Boston Loses One of Their Finest
Boston has lost its first officer to COVID 19. Fifty-three-year-old Boston Police Officer Jose Fontanez lost the battle with coronavirus on April 14, 2020. He had served with the Boston Police Department for 29 years. He had received many commendations during his career.
Fontanez began his career with the department in 1991. In 1996 he started patrolling in District 13, the Jamaica Plains. Boston Mayor Marty Walsh made this point. “…that’s nearly a quarter of a century serving one community. He was a decorated officer.”
Hospitalized since April 3, but after 11 days, he lost his battle with the virus. His son, Keaton Fontanez, said it had been difficult to watch his father’s condition deteriorate from Florida.
"He was a great father; he really cared about his children," Keaton Fontanez said. "I think it's just kind of crazy how quickly this all happened because, like a month ago, he was fine, he was perfect."
COVID19 Causing Havoc with Law Enforcement
Due to social distancing regulations in most communities, many departments are getting calls for officers when there are gatherings of more than ten people. Officers, rightly so, are concerned with their safety and the risk of bringing the virus home to their families. Family, friends, as well as the general public, have sounded the alarm for officers and other first responders’ safety.
Departments across the country have enacted procedures for officers to complete a daily health check. Officers are also wearing protective gear when on patrol. There is some problem with having enough personal protective equipment available and understanding the details of disinfecting police equipment. It is a new addition of dangers while on the job as if policing were not dangerous enough already.
Massachusetts Governor Charlie Baker praised those in law enforcement for continuing to hold the line during this tragic health crisis. "They do it because it's just their job, but they also do it because they chose this to be the way they define the purpose for themselves."
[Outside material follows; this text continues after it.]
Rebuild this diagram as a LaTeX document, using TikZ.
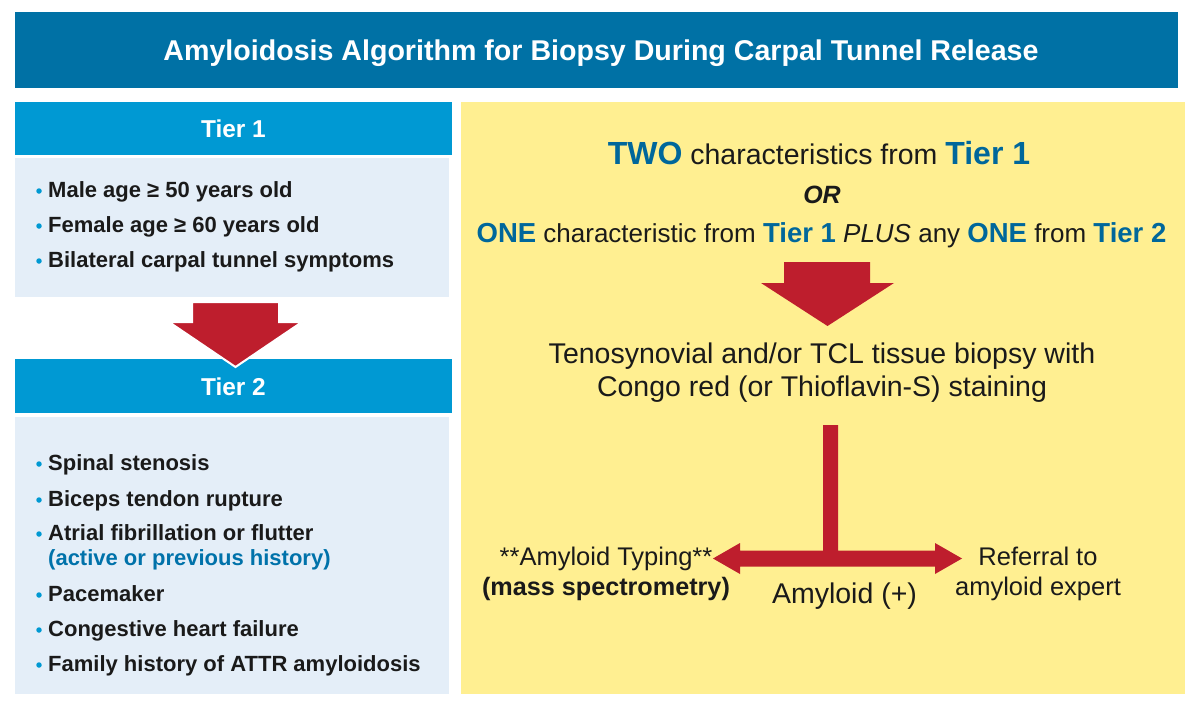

“They open doors every day where they have no idea what’s going to be on the other side,” he said. "The complexity for them associated with the presence of a virus like COVID-19 just amps up in a significant way almost everything associated with the work that they do.”
Boston Police Department
The Boston Police Department holds the honor of being the oldest police force in the United States, dating back to 1838. It is also the largest police force in the New England area and the 20th largest force in the U.S. Before its official establishment as a Day Police in 1838, law enforcement in Boston dates back to 1635 with the establishment of the first night watch. By 1703, pay began for night watchmen at the rate of 35 shillings a month. The Day Police had no connection with the previous night watch, but was newly organized by the city marshal and began with six appointed officers.
As part of regular duties, Officer Jose Fontanez would walk for a minimum of 45 minutes per day in his patrol area as part of the 'Walk & Talk' strategy. It is a form of community policing that was brought back into effect in the 1990s. Other initiatives have also been considered a success with the community policing practices such as the 'Same Cop Same Neighborhood' and 'Safe Street Beat Teams.'
District E-13, where Fontanez was assigned, was the Jamaica Plain area of Boston. This patrol area serves approximately 38,000 Boston residents. Overall, the Boston Police Department has nearly 2,015 officers and 808 civilian personnel. They are responsible for the Boston Metropolitan Area, which includes roughly 618,000 residents. The department also requires all officers hired after 1995 to live within Boston city limits.
Officer’s Family Left to Grieve
Officer Jose Fontanez is survived by his wife, four children, one grandchild, and siblings. His fellow officers stated he was devoted to his family. Boston Police Commissioner William Gross spoke highly of Officer Fontanez and his service to the community. "Let me tell you folks; this was a great man, loved this city, of course, loved his family, and loved his family of blue and served them well…He fought a valiant and courageous fight against COVID-19. I'd like to thank the nurses and doctors at the Boston Medical Center for taking care of our brother. And I'd like to thank all of the first responders, our health care providers, workers, that each and every day are helping us to fight this horrendous virus."
The entire city of Boston came together in respect of the procession for Officer Fontanez. Governor Charlie Baker respectfully added this comment about the loss to his family and the city. "My heart, and I think everybody's heart, goes out to him and his family and especially to his brothers and sisters in uniform."